While Michelangelo’s David is today set on a platform in an interior space, where viewers are able to walk around the work and see it from all angles (from ground level), the statue was originally intended to be standing “…on a pedestal highup by Florence Cathedral’s dome… .” (http://news.discovery.com/history/michelangelos-david-as-it-was-meant-to-be-seen.html) Thus, for the most part, the statue was intended to be viewed frontally (ignoring the possibility of walking from side to side at street level).
Bernini’s answer to Michelangelo’s David demands that the viewer to walk around the sculpture –not merely to appreciate it, but also to experience the action that is taking place (i.e., David’s launching of a stone at Goliath). Below appears the Bernini David from multiple angles:

Walking around and the statue multiple times would permit the viewer to absorb not merely the image of battle –but also to feel the moment of battle, to feel in his or her own body the strain of throwing the deadly projectile, and to experience emotionally the total mental focus of battle, and to experience fear: fear of the enemy, fear of death. Bernini wants the viewer to feel like he or she was there, when David slew Goliath. This visceral experience reinforces the viewers’ knowledge of –and belief in—the underlying Biblical story.

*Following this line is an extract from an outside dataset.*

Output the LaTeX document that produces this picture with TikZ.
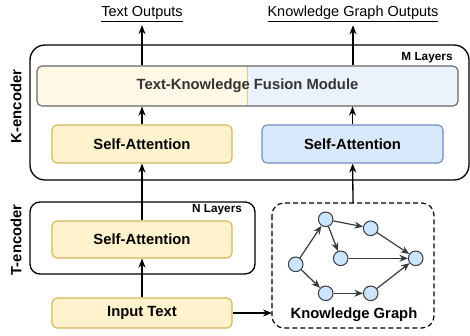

Viewers were not asked by Caravaggio to circumambulate his painting Entombment:

Rather, the original viewers of Entombment (workshippers at the Chapel of Pietro Vittrice at Santa Maria in Rome) were invited to “participate in the scene” (Kleiner, p.539). Art scholars point to the elements of the painting that achieve this effect: the ultrarealism of the scene, the contemporary faces, hairstyles, costumes of the figures –and the three-dimensional effect of the slab upon which Jesus is being laid, specifically, the successful illusion that the slab is extending out of the plane of the painting, into the space occupied by the viewers. One more element may have contributed to the lifelike effect: if the original setting of the painting, that is, the chapel, was dark like the background of the painting, then the dramatically lit figures, especially that of Jesus, would all the more have seemed really there, amongst the worshippers.